His commitment to music in Scotland - and to Scottish composers like Iain Hamilton and Thea Musgrave - was admirable but it was also time-consuming and his agents began to complain that after Scottish Opera and the SNO (let alone Musica Nova which he established with Frederick Rimmer in 1971) had been satisfied, he had too little time to fit in the many attractive offers which regularly came his way. He was also handicapped by a beat which, more than adequately expressive when one was accustomed to it, tended to puzzle orchestral musicians who were not - so that guest appearances were sometimes too short for him to make himself understood. "I am not a band-master," he would say, a statement self-evidently true to anyone who listens to his powerfully idiomatic Sibelius, for services to whose music he was awarded the Finnish Government's Sibelius Medal in 1978.

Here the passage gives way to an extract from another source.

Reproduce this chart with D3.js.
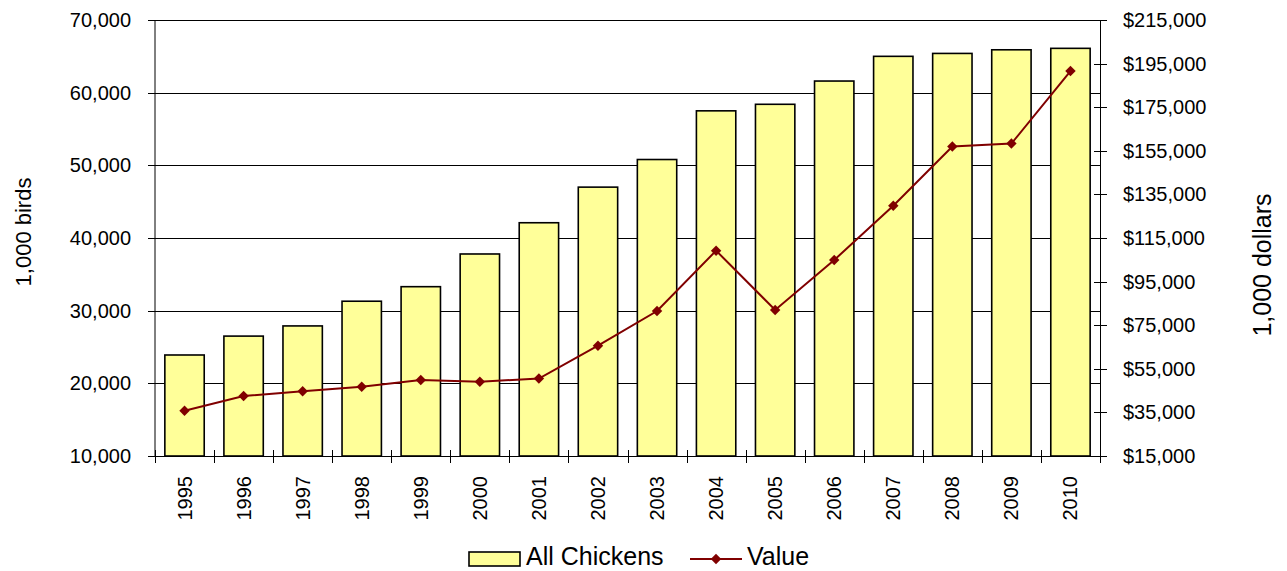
<!DOCTYPE html>
<html>
<head>
<meta charset="utf-8">
<script src="https://cdn.jsdelivr.net/npm/d3@7/dist/d3.min.js"></script>
<style>
  html, body { margin: 0; padding: 0; background: #fff; }
  svg { display: block; font-family: "Liberation Sans", Arial, sans-serif; }
</style>
</head>
<body>
<svg id="chart" width="1287" height="571"></svg>
<script>
const years = ["1995","1996","1997","1998","1999","2000","2001","2002","2003","2004","2005","2006","2007","2008","2009","2010"];
const chickens = [23900, 26500, 27900, 31300, 33300, 37800, 42100, 47000, 50800, 57500, 58400, 61600, 65000, 65400, 65900, 66100];
const value = [35800, 42500, 44700, 46800, 49900, 49100, 50500, 65600, 81500, 109200, 82000, 104900, 129800, 157000, 158300, 191600];
const leftTicks = [10000, 20000, 30000, 40000, 50000, 60000, 70000];
const rightTicks = [15000, 35000, 55000, 75000, 95000, 115000, 135000, 155000, 175000, 195000, 215000];
const seriesNames = ["All Chickens", "Value"];
const leftTitle = "1,000 birds";
const rightTitle = "1,000 dollars";

const svg = d3.select("#chart");
const L = 155, R = 1100, T = 20, B = 456;
const fontSize = 20;

const xBand = d3.scaleBand().domain(years).range([L, R]).paddingInner(1/3).paddingOuter(1/6);
const xEdge = d3.scaleBand().domain(years).range([L, R]).padding(0);
const yL = d3.scaleLinear().domain([10000, 70000]).range([B, T]);
const yR = d3.scaleLinear().domain([15000, 215000]).range([B, T]);
const fmt = d3.format(",");

// gridlines
svg.append("g").selectAll("line").data(leftTicks.slice(1)).join("line")
  .attr("x1", L).attr("x2", R)
  .attr("y1", d => Math.round(yL(d)) + 0.5).attr("y2", d => Math.round(yL(d)) + 0.5)
  .attr("stroke", "#000").attr("stroke-width", 1);

// bars
svg.append("g").selectAll("rect").data(years).join("rect")
  .attr("x", d => xBand(d))
  .attr("width", xBand.bandwidth())
  .attr("y", (d, i) => yL(chickens[i]))
  .attr("height", (d, i) => B - yL(chickens[i]))
  .attr("fill", "#FFFF99").attr("stroke", "#000").attr("stroke-width", 1.6);

// left axis
const gL = svg.append("g");
gL.append("line").attr("x1", L).attr("x2", L).attr("y1", T).attr("y2", B).attr("stroke", "#000");
gL.selectAll("line.t").data(leftTicks).join("line").attr("class", "t")
  .attr("x1", L - 7).attr("x2", L + 7)
  .attr("y1", d => Math.round(yL(d)) + 0.5).attr("y2", d => Math.round(yL(d)) + 0.5)
  .attr("stroke", "#000");
gL.selectAll("text").data(leftTicks).join("text")
  .attr("x", 131).attr("y", d => yL(d)).attr("dy", "0.35em")
  .attr("text-anchor", "end").attr("font-size", fontSize).attr("fill", "#000")
  .text(d => fmt(d));

// right axis
const gR = svg.append("g");
gR.append("line").attr("x1", R + 0.5).attr("x2", R + 0.5).attr("y1", T).attr("y2", B).attr("stroke", "#000");
gR.selectAll("line.t").data(rightTicks).join("line").attr("class", "t")
  .attr("x1", R - 6).attr("x2", R + 7)
  .attr("y1", d => Math.round(yR(d)) + 0.5).attr("y2", d => Math.round(yR(d)) + 0.5)
  .attr("stroke", "#000");
gR.selectAll("text").data(rightTicks).join("text")
  .attr("x", 1123).attr("y", d => yR(d)).attr("dy", "0.35em")
  .attr("text-anchor", "start").attr("font-size", fontSize).attr("fill", "#000")
  .text(d => "$" + fmt(d));

// x axis
const gX = svg.append("g");
gX.append("line").attr("x1", L - 7).attr("x2", R).attr("y1", B + 0.5).attr("y2", B + 0.5).attr("stroke", "#000");
gX.selectAll("line.t").data(years.concat(["end"])).join("line").attr("class", "t")
  .attr("x1", (d, i) => Math.round(L + i * xEdge.step()) + 0.5)
  .attr("x2", (d, i) => Math.round(L + i * xEdge.step()) + 0.5)
  .attr("y1", B - 6).attr("y2", B + 7)
  .attr("stroke", "#000");
gX.selectAll("text").data(years).join("text")
  .attr("transform", d => `translate(${xBand(d) + xBand.bandwidth() / 2},476) rotate(-90)`)
  .attr("dy", "0.35em")
  .attr("text-anchor", "end").attr("font-size", fontSize).attr("fill", "#000")
  .text(d => d);

// line series
const line = d3.line().x((d, i) => xBand(years[i]) + xBand.bandwidth() / 2).y(d => yR(d));
svg.append("path").datum(value).attr("d", line)
  .attr("fill", "none").attr("stroke", "#800000").attr("stroke-width", 2);
const diamond = d3.symbol().type(d3.symbolDiamond2).size(70);
svg.append("g").selectAll("path").data(value).join("path")
  .attr("transform", (d, i) => `translate(${xBand(years[i]) + xBand.bandwidth() / 2},${yR(d)})`)
  .attr("d", diamond).attr("fill", "#800000");

// axis titles
svg.append("text").attr("transform", `translate(23,232) rotate(-90)`)
  .attr("dy", "0.35em")
  .attr("text-anchor", "middle").attr("font-size", 22).attr("fill", "#000").text(leftTitle);
svg.append("text").attr("transform", `translate(1262,265) rotate(-90)`)
  .attr("dy", "0.35em")
  .attr("text-anchor", "middle").attr("font-size", 25).attr("fill", "#000").text(rightTitle);

// legend
const lg = svg.append("g");
lg.append("rect").attr("x", 469).attr("y", 552).attr("width", 51).attr("height", 14)
  .attr("fill", "#FFFF99").attr("stroke", "#000").attr("stroke-width", 1.6);
lg.append("text").attr("x", 526).attr("y", 565).attr("font-size", 25).attr("fill", "#000").text(seriesNames[0]);
lg.append("line").attr("x1", 690).attr("x2", 742).attr("y1", 559).attr("y2", 559)
  .attr("stroke", "#800000").attr("stroke-width", 2);
lg.append("path").attr("transform", "translate(716,559)").attr("d", diamond).attr("fill", "#800000");
lg.append("text").attr("x", 747).attr("y", 565).attr("font-size", 25).attr("fill", "#000").text(seriesNames[1]);
</script>
</body>
</html>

But, even in Scotland, there were difficulties. The board of the SNO, and some of its members, began to feel that the orchestra was spending too much of its time in the pit. The reconciliation of Scottish Opera's orchestral needs and the SNO's public obligations was indeed increasingly problematic and Gibson's loyalties were increasingly in conflict. But, in 1975, Scottish Opera acquired - and restored - Glasgow's Theatre Royal, so that the opportunity arose to engage the recently established Scottish C hamber Orchestra which, in an augmented format, also appeared as the Scottish Philharmonia. Pressure upon the SNO - and upon Gibson - was temporarily relieved.

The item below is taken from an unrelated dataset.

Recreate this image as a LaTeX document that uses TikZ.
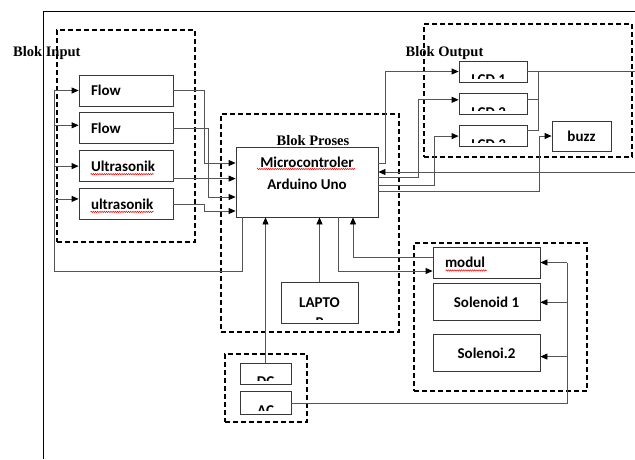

The Theatre Royal, beautifully restored, was an apparent triumph, for which Gibson and Peter Hemmings took proper credit, but Hemmings now left to take over Australian Opera in Sydney. A new administrative team appeared and, for reasons hard precisely toidentify - but certainly to do with expansion, with the overhead cost of the Theatre Royal, with multiple orchestral provision and (it has to be said) with personalities, things began to go wrong. Gibson himself had been at the head of Scottish Opera since its launch in 1962 and of the SNO since 1959. The SNO had certainly been transformed: in 1975 it toured North America, the first non-London orchestra to do so; it was beginning to record, with RCA and Classics for Pleasure; it was in demand. And Gibson himself - when he could be prised out of Scotland - was guesting internationally, his reputation overseas ensuring him important engagements (by no means ex officio) at the Edinburgh Festival.

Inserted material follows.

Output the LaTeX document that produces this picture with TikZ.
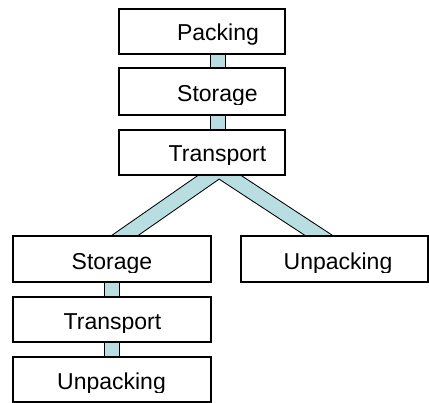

In Glasgow, though, circumstances were turning against him. Scottish Opera - partly because of perverse repertoire decision and production - was running into severe financial difficulties. Gibson himself was, perhaps, beginning to be stale. There is not much doubt that the pressures under which he habitually worked were affecting his conducting. Perhaps aware of this, he told the SNO, in December 1981, that he would step down in 1984, his 25th season with them. In 1987 he gave up Scottish Opera after a memorable Madama Butterfly. He was a free-lance without administrative or bureaucratic responsibility. It was an ideal opportunity to slow down, to catch his breath, to look at his scores again. "It did me good," he said, "to have some respite from the week-to-week, month-to-month repertoire of a symphony orchestra and opera company. You find yourself conducting Beethoven's Seventh. For once, you have time to think about it, reflect on it; you have the time to take pleasure in it."
Gibson remained busy, not at first with the RSNO or Scottish Opera, but around the world. Between 1981 and 1983 he had been Principal Guest Conductor of the Houston Symphony Orchestra, a post previously held by Barbirolli. He conducted opera abroad and toured and recorded with the RPO - who at the time of his death were planning a 70th birthday concert (to include some Berlioz) with him - and with the ECO. Latterly he was working in Glasgow again, with the RSNO, Scottish Opera and the BBC Scottish Symphony Orchestra. In November 1993 he conducted these three orchestras, plus the Scottish Chamber Orchestra, at a massive concert in aid of the Scottish Musicians' Benevolent Fund. The autumn of 1994 saw him with ENO which - as Sadler's Wells Opera - he hadleft in 1959, directing Tosca.
In December 1993 I had a long letter from Alex about the relationship of the Musicians' Benevolent Fund, with which I am concerned, and the Scottish Musicians' Benevolent Fund, of which he was the active President. A concluding paragraph read, "I've finished quite a tough schedule which started last August trying to fit in a new production of P. Grimes in Copenhagen with what was already scheduled - Tosca perfs for S. Opera etc just like old times!" This was characteristic. Never happier than when fully stretched, he was one of the most naturally gifted musicians I have ever listened to. The leader of one of his orchestras paid him, perhaps unwittingly, what much be the supreme compliment to a conductor when he said, " When he conducts opera, you haveto breathe with him. The most impressive thing is his control of the spacing of the music. Yet at the same time he allows you to express yourself musically the way you've always wanted to."
He had enormous musical energy, but he was always concerned with shape and phrasing, with the silences and with the fitting of detail into the overall pattern. He had a marvellous command of large structures. Above all he had an innate sense of the dramatic - and not merely in opera. His range was vast and though there were areas in which he clearly excelled I never heard him do anything unmusical even in antipathetic repertoire. He was an exceptional accompanist. And he had endless curiosity. Building programmes with him was a laborious but immensely satisfying business.
There were some - and they should have known better - who dismissed him as facile and, neither in London nor in the greatest of international centres, did he have th fashionable success to which his gifts undoubtedly entitled him. But this was no doubt partly due to his own innate modesty and partly to his devotion to Scotland. As a colleague and friend I can only endorse - with conviction and pleasure - the words (quoted in his biography, Alex) of a senior orchestral musician: "He is his own worst critic, which is what any great conductor ought to be, and I would call him great without any hesitation."
Robert Ponsonby Alexander Drummond Gibson, conductor: born 11 February 1926; CBE 1967; Kt 1977; FRSE 1978; married 1959 Veronica Waggett (three sons, one daughter); died London 14 January 1995.